Trolltunga, Troll’s Tongue – Part 2

When we arrived at the trailhead we stared unbelievably at the steep cable-car that went forty-five degrees up the mountainside and seemed to disappear into the clouds. Unfortunately, today the funicular is only used by locals and no longer takes hikers. Lonely Planet recommended 8-10 hours round trip for this particular hike. We discovered the estimate doesn’t apply to backpackers with 18 months of gear on their backs. Nor does it account for the overflowing streams that must be crossed.

After the first hour and a half huffing and puffing up the trail, I thought for sure I had developed buns of steel (if only it were that easy!). The trail was conveniently marked with rocks spray painted with the letter “T” to let us know we were going in the right direction. At some point the path joined with a little waterfall and we were thankful for waterproof shoes. After the intense vertical climb we crossed through a marshy valley which I dubbed “The Valley of Desolation” due to the miserable weather. There were about 30 small homes up here. Summer homes? We had no idea why anyone would ever want to settle here; the land was spotted with huge boulders and it was windy and cold. Matt waved to a local man who just stared right back. I couldn’t imagine living in these conditions and being anything but depressed.

Continuing we came to another valley absolutely covered with streams. This is when things got difficult. We had been hiking for four hours now and the scenery was nothing to brag about. It was downright ugly. After successfully traversing several streams (I refused to get my feet and socks wet) we came to one that was just TOO big. Keep in mind, all of these streams quickly tumble 3,000 feet to the sea below, and this one had the strongest current of them all. Matt was ambitious and tried to find different paths to cross via rocks poking out of the water. He even tried to build his own rock bridges. Nothing worked. It didn’t help that a few summers ago I smashed my face on a rock while carefully crossing a rocky stream. I’m afraid this memory is still too fresh and traumatizing because I refused to cross anything that looked skeptical. I was not scared of getting wet, but I was terrified of head injuries. Sometimes it’s hard to determine when you are just psyching yourself out and when you really are being logical.

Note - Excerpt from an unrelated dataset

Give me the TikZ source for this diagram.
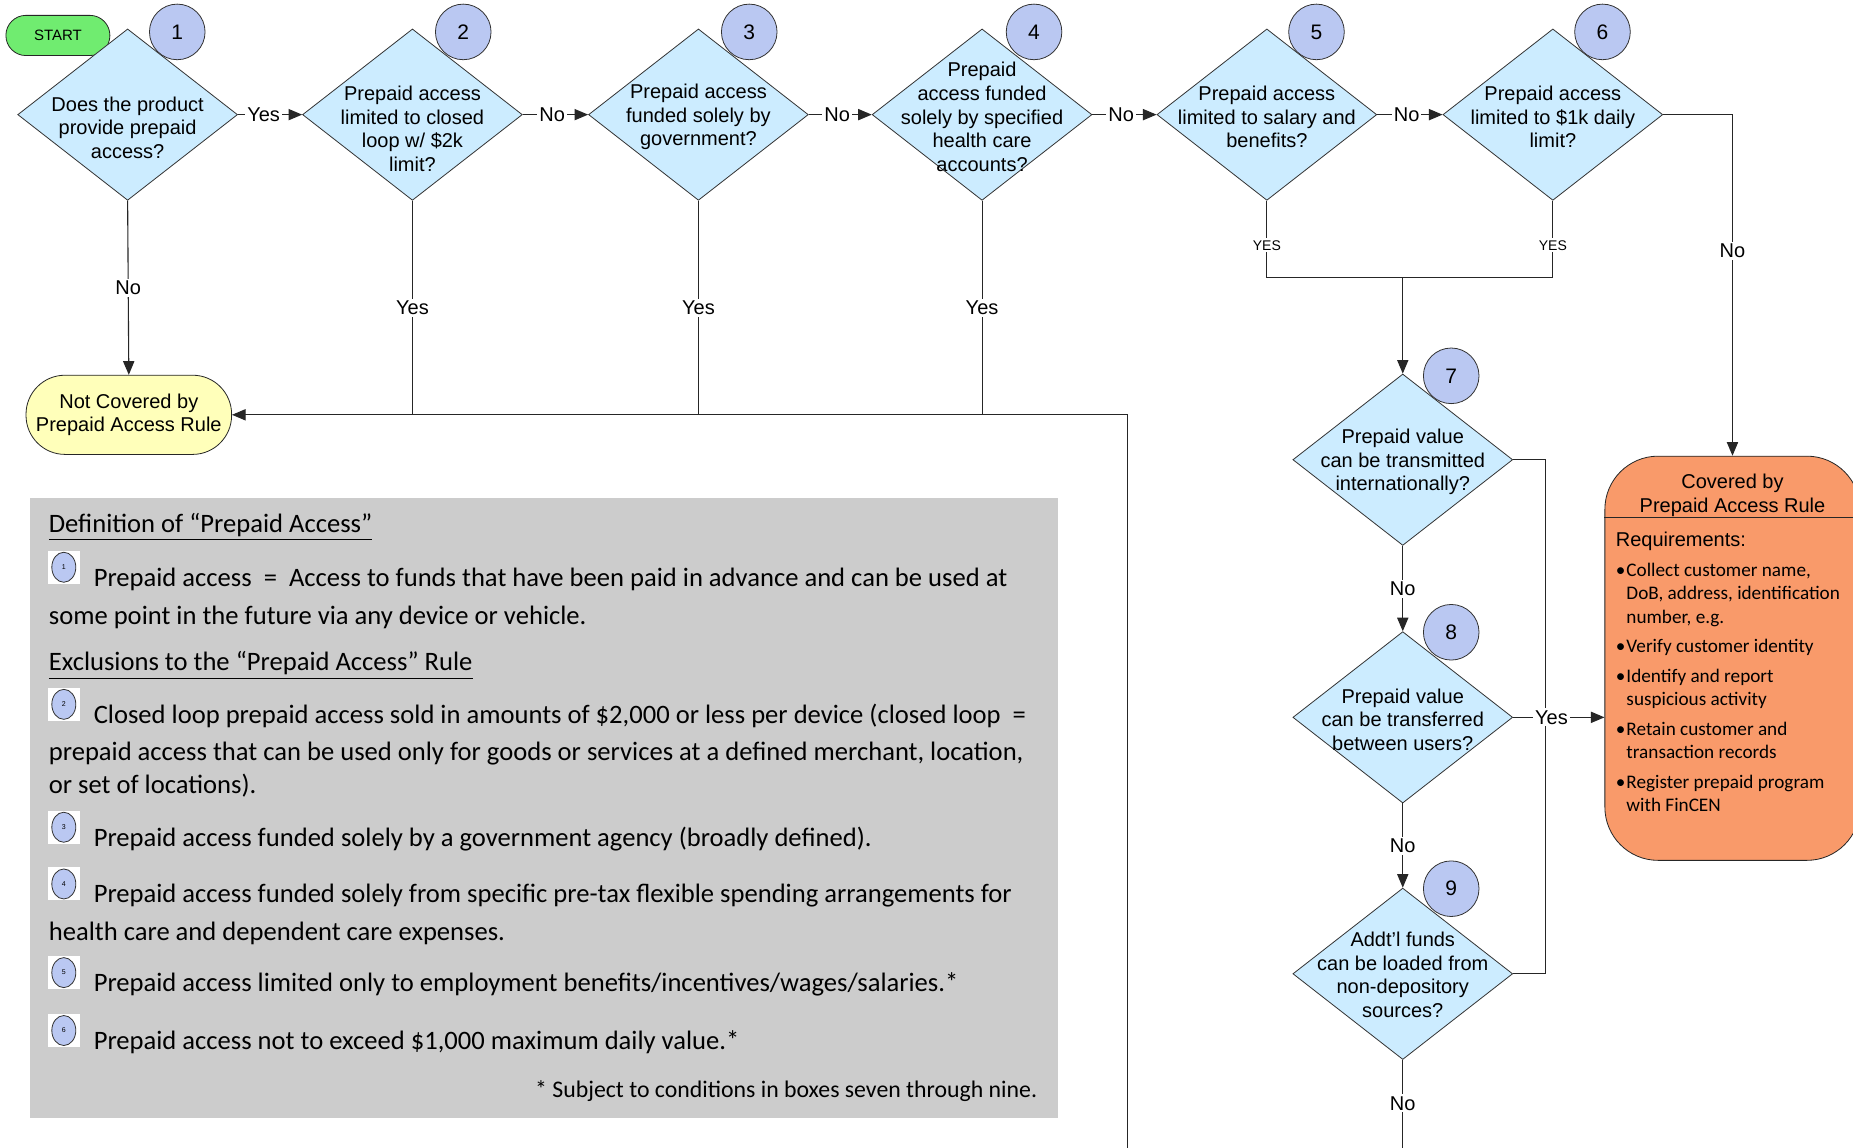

Things looked hopeless. For the first time in my backpacking endeavors, I was on the verge of giving up. I was not at a physical breaking point, but I was emotionally spent and sure that I had developed some gray hairs while imagining worse case scenarios. I went back and forth in my head. No spectacular view of a fjord was worth all of this worrying. But then again, we had paid too much money to travel here and hiked too hard over miserable terrain to give up now. So frustrated I was at the point of tears, I beseeched God for an answer to this dilemma.

A few moments later, a couple came down the path towards us on the other side of the stream. The man kept pointing at the river, explaining that he had created a path and that we should cross it. Within minutes, he and his partner had confidently hopped their way across the river. I couldn’t believe it; Matt and I had just spent an hour going up and down the stream, looking for a way across! The couple was from Poland and the man was very kind as he explained what was coming up on the trail and the best way to navigate the land. Realizing the Polish couple only had small day packs on, we decided to set up camp right there on the stream and ditch our huge bags. There was just no way we could make the jump with that much weight.

That proved to be the answer to our problem. I thanked God for the timeliness of my answered prayer and was amazed at how just the sight of another individual experiencing success at what we were attempting was enough to inspire us and keep us going. Matt and I  joked about how crossing those dang streams was like doing the cooperative course at camp. The course is a series of activities designed to build teamwork and trust. That is just what we were up to as we problem-solved our way through the dicey waters.

We would not run into another soul that day as we finished our hike to Trolltunga. The sun finally broke through the clouds as we approached the rock formation and triumphantly made our way out on to the Troll’s Tongue.

 

 

 

2 Comments

Ali

June 30th, 2011

You would choose a place called Troll’s Tongue…

& I want more pictures of the nature in Norway & less of the naked statues!!

Aunt Betty

July 1st, 2011

I am seeing it through your eyes, Kate and Matt!